How to use this OKR template
Set OKRs at the start of each quarter — ideally in a single 2-hour offsite with the founding team. Fill in this OKR template by hand on a whiteboard or printout first; the friction forces tight phrasing. Limit to ONE objective and three key results. If you have five objectives, you have no priorities. The 'What we will NOT do' section is where most teams get the most value: explicitly listing 2-3 attractive projects you're declining this quarter prevents shiny-object syndrome and gives the team permission to push back when those projects resurface mid-quarter.
Common OKR template mistakes
Three OKR template mistakes show up everywhere. Treating OKRs as a to-do list: objectives should be qualitative outcomes, not project completion. 'Ship feature X' is a deliverable, not an objective — the right objective is the user or business outcome feature X enables. Setting easy KRs: Grove targeted 0.6-0.7 average attainment because hitting 1.0 means you set them too easy. Skipping the mid-quarter check: confidence drops from Week 1 to Week 7 are the early warning that surfaces in time to replan; teams that skip the check find out at the end of the quarter when it's too late.

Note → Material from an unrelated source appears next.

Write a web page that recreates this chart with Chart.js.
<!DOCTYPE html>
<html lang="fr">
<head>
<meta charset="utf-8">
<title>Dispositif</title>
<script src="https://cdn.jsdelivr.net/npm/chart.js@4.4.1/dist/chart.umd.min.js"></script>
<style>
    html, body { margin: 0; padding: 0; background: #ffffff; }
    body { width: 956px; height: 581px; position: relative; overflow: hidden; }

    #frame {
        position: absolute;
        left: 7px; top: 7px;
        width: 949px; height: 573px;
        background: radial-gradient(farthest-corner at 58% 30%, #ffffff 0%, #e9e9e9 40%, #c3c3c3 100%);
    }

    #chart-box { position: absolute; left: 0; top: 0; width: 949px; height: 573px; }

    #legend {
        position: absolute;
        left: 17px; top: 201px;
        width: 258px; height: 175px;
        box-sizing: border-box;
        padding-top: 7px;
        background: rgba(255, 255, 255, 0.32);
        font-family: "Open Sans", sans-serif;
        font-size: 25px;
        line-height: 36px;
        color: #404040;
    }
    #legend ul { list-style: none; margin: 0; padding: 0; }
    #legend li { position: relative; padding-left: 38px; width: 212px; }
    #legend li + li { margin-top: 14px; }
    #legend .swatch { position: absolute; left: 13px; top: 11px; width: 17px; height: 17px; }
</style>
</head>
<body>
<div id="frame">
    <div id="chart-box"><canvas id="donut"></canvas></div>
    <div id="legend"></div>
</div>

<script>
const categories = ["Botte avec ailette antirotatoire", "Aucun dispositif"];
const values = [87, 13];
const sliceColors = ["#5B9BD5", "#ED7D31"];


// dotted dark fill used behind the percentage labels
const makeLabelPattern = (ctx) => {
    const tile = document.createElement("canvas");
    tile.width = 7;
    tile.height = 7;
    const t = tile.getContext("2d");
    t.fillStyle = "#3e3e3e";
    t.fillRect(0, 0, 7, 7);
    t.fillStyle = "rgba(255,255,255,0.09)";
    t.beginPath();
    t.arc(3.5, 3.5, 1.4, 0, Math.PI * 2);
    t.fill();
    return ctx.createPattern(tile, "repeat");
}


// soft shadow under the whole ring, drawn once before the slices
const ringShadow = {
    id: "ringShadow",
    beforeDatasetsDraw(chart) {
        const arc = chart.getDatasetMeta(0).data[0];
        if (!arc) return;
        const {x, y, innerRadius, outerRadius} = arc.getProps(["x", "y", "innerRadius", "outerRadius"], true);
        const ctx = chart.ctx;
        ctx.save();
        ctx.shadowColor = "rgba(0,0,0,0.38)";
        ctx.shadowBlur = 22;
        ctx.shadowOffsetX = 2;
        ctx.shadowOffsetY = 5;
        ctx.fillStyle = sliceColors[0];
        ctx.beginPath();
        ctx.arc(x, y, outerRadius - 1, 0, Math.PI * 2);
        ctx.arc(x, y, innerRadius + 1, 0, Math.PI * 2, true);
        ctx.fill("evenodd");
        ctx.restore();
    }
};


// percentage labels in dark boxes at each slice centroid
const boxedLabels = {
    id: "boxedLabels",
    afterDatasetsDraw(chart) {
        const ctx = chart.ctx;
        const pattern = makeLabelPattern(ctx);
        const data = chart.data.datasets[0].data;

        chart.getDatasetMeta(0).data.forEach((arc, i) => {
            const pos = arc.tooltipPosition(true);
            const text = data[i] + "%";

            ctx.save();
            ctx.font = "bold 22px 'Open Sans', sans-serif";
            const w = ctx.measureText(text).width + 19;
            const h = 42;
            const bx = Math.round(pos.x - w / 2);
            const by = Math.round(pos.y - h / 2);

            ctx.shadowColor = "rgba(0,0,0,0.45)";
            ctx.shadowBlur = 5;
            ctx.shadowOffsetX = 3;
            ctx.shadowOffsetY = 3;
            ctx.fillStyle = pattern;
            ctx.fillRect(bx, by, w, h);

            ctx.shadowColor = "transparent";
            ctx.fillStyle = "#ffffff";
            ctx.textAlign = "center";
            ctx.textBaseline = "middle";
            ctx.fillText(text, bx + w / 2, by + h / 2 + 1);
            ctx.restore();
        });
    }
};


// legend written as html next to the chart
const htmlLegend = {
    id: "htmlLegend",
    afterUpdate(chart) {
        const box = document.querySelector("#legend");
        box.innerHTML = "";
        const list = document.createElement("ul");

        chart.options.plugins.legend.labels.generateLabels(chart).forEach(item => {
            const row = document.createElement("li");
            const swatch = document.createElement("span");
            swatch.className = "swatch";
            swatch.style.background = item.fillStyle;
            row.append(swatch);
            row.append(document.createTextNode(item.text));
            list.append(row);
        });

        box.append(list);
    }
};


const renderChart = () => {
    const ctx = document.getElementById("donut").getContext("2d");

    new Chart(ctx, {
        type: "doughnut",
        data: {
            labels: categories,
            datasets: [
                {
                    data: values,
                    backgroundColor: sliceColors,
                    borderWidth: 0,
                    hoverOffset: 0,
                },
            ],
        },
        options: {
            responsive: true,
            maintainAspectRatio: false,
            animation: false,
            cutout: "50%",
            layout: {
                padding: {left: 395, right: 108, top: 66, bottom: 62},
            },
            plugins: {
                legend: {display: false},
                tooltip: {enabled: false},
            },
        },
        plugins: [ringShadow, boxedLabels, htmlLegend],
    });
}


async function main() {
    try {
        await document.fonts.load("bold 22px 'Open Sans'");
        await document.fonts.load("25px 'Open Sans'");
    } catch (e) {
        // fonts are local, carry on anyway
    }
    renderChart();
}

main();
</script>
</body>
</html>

Frequently asked questions
What does OKR stand for?
OKR stands for Objectives and Key Results — a goal-setting framework popularised by Andy Grove at Intel in the 1970s and brought to Google by John Doerr in 1999. An Objective is a qualitative, ambitious statement of intent; Key Results are measurable outcomes that prove the Objective is being met. Most companies set OKRs quarterly.
How many OKRs should a team have per quarter?

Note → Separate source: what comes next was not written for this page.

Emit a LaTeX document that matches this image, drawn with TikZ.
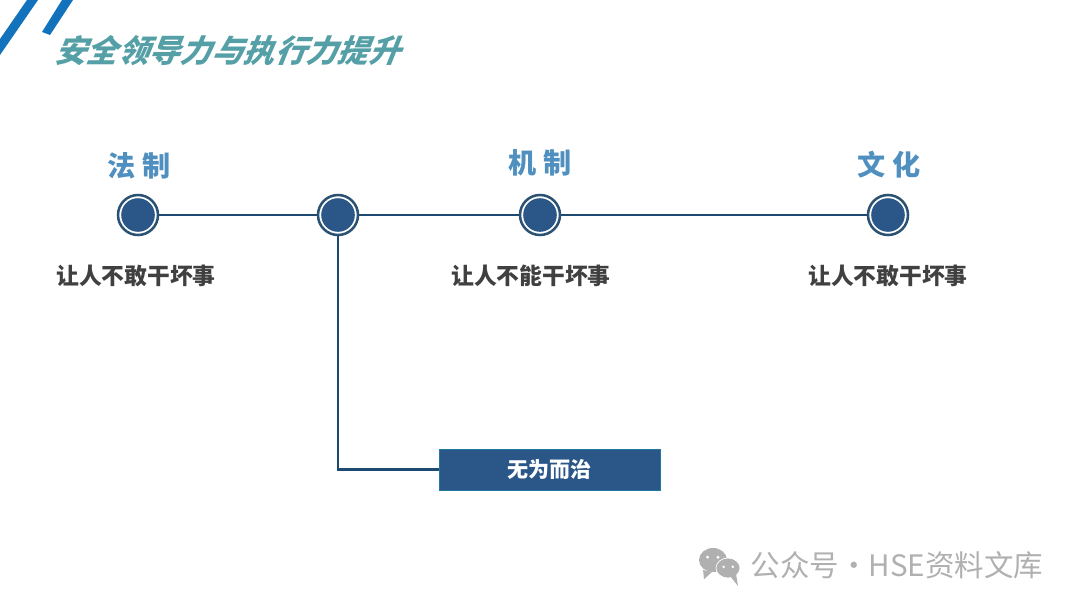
\documentclass[tikz,border=0pt]{standalone}
\usepackage{fontspec}
\usepackage{xcolor}
\setmainfont{Noto Sans CJK SC}
\newfontfamily\slantfont[FakeSlant=0.4,BoldFeatures={FakeSlant=0.4}]{Noto Sans CJK SC}
\usetikzlibrary{positioning}
\definecolor{dotblue}{HTML}{2A5788}
\definecolor{ringblue}{HTML}{2C5273}
\definecolor{lineblue}{HTML}{1C4A70}
\definecolor{stripeblue}{HTML}{1272BC}
\definecolor{headblue}{HTML}{5090C0}
\definecolor{titleteal}{HTML}{559FA6}
\definecolor{markgray}{HTML}{B0B0B0}

\begin{document}
\begin{tikzpicture}[
    dot/.style={circle, draw=ringblue, fill=white, line width=1.8pt, inner sep=0pt,
                minimum size=1cm,
                path picture={\fill[dotblue] (path picture bounding box.center) circle (0.42);}},
    head/.style={font=\fontsize{20}{23}\selectfont\bfseries, text=headblue},
    sub/.style={font=\fontsize{16.2}{19}\selectfont\bfseries, text=black!75},
    tag/.style={rectangle, fill=dotblue, draw=dotblue!80!cyan, text=white, inner sep=0pt,
                font=\fontsize{15}{18}\selectfont\bfseries,
                minimum width=5.525cm, minimum height=1.025cm},
    link/.style={draw=lineblue, line width=1.9pt},
    stripe/.style={fill=stripeblue},
    wmark/.style={font=\fontsize{21}{24}\selectfont, text=markgray}]
  \useasboundingbox (0,0) rectangle (27,15.2);
  \fill[stripe] (0.675,15.2) -- (0.95,15.2) -- (0,13.825) -- (0,14.225) -- cycle;
  \fill[stripe] (1.55,15.2) -- (1.825,15.2) -- (1.25,14.325) -- (1.05,14.4) -- cycle;
  \node[font=\slantfont\bfseries\fontsize{22.3}{26}\selectfont, text=titleteal] (title) at (5.675,13.925) {安全领导力与执行力提升};
  \node[dot] (fazhi) at (3.45,9.825) {};
  \node[dot] (wuwei) at (8.45,9.825) {};
  \node[dot] (jizhi) at (13.5,9.825) {};
  \node[dot] (wenhua) at (22.2,9.825) {};
  \node[head] (fazhihead) at (3.475,11.05) {法 制};
  \node[head] (jizhihead) at (13.5,11.125) {机 制};
  \node[head] (wenhuahead) at (22.225,11.075) {文 化};
  \node[sub] (fazhisub) at (3.4,8.3) {让人不敢干坏事};
  \node[sub] (jizhisub) at (13.275,8.3) {让人不能干坏事};
  \node[sub] (wenhuasub) at (22.2,8.3) {让人不敢干坏事};
  \node[tag] (wuweitag) at (13.74,3.46) {无为而治};
  \draw[link] (fazhi) -- (wuwei);
  \draw[link] (wuwei) -- (jizhi);
  \draw[link] (jizhi) -- (wenhua);
  \draw[link] (wuwei) |- (wuweitag);
  \fill[markgray] (17.825,1.2) ellipse (0.35 and 0.3);
  \fill[markgray] (17.575,0.95) -- (17.6,0.72) -- (17.8,0.9) -- cycle;
  \fill[white] (17.69,1.27) circle (0.04) (17.95,1.27) circle (0.04);
  \fill[markgray, draw=white, line width=0.5pt] (18.2,1.0) ellipse (0.3 and 0.25);
  \fill[markgray] (18.25,0.8) -- (18.45,0.55) -- (18.4,0.85) -- cycle;
  \fill[white] (18.09,1.03) circle (0.035) (18.32,1.03) circle (0.035);
  \node[wmark] (wechat) at (22.425,1.075) {公众号·HSE资料文库};
\end{tikzpicture}
\end{document}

One objective and three key results per team, per quarter. More than one objective signals lack of focus; more than three key results dilutes ownership. Larger companies cascade — company OKRs roll into team OKRs roll into individual OKRs — but each tier follows the same '1 objective × 3 KRs' rule. The OKR template enforces this discipline.
Should every KR be measurable?
Yes. The whole point of Key Results is to measure whether the Objective is being achieved. 'Improve customer satisfaction' is not a KR; 'Move NPS from 32 to 50 by end of quarter' is. The OKR template's KR prompts demand the X-to-Y format precisely to prevent fuzzy KRs that can't be scored at quarter-end.

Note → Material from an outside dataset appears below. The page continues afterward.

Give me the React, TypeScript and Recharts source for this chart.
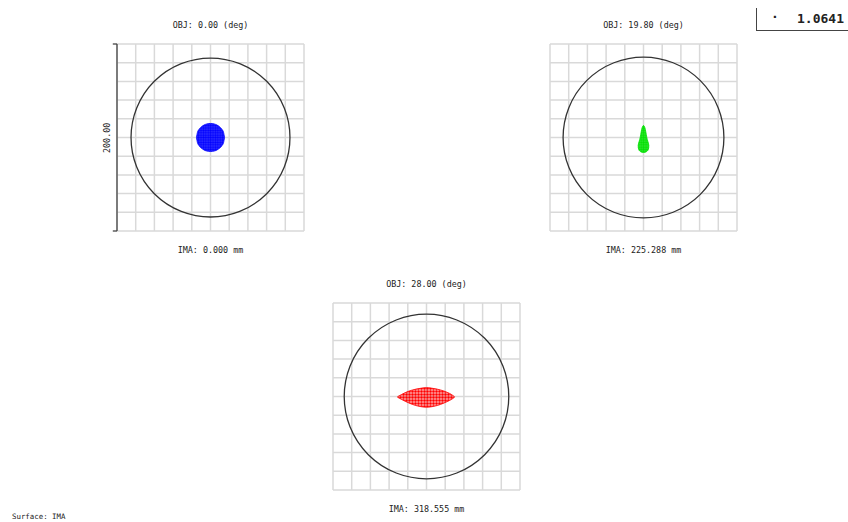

What score should I aim for on the OKR template?
Andy Grove targeted 0.6-0.7 average across KRs. A 1.0 means you set the targets too easy and missed the chance to push the organisation. A 0.0-0.3 means you set them so hard the team disengaged. The 0.6-0.7 sweet spot keeps OKRs aspirational without becoming demoralising. Score honestly; the OKR template's Retro section is where the learning happens.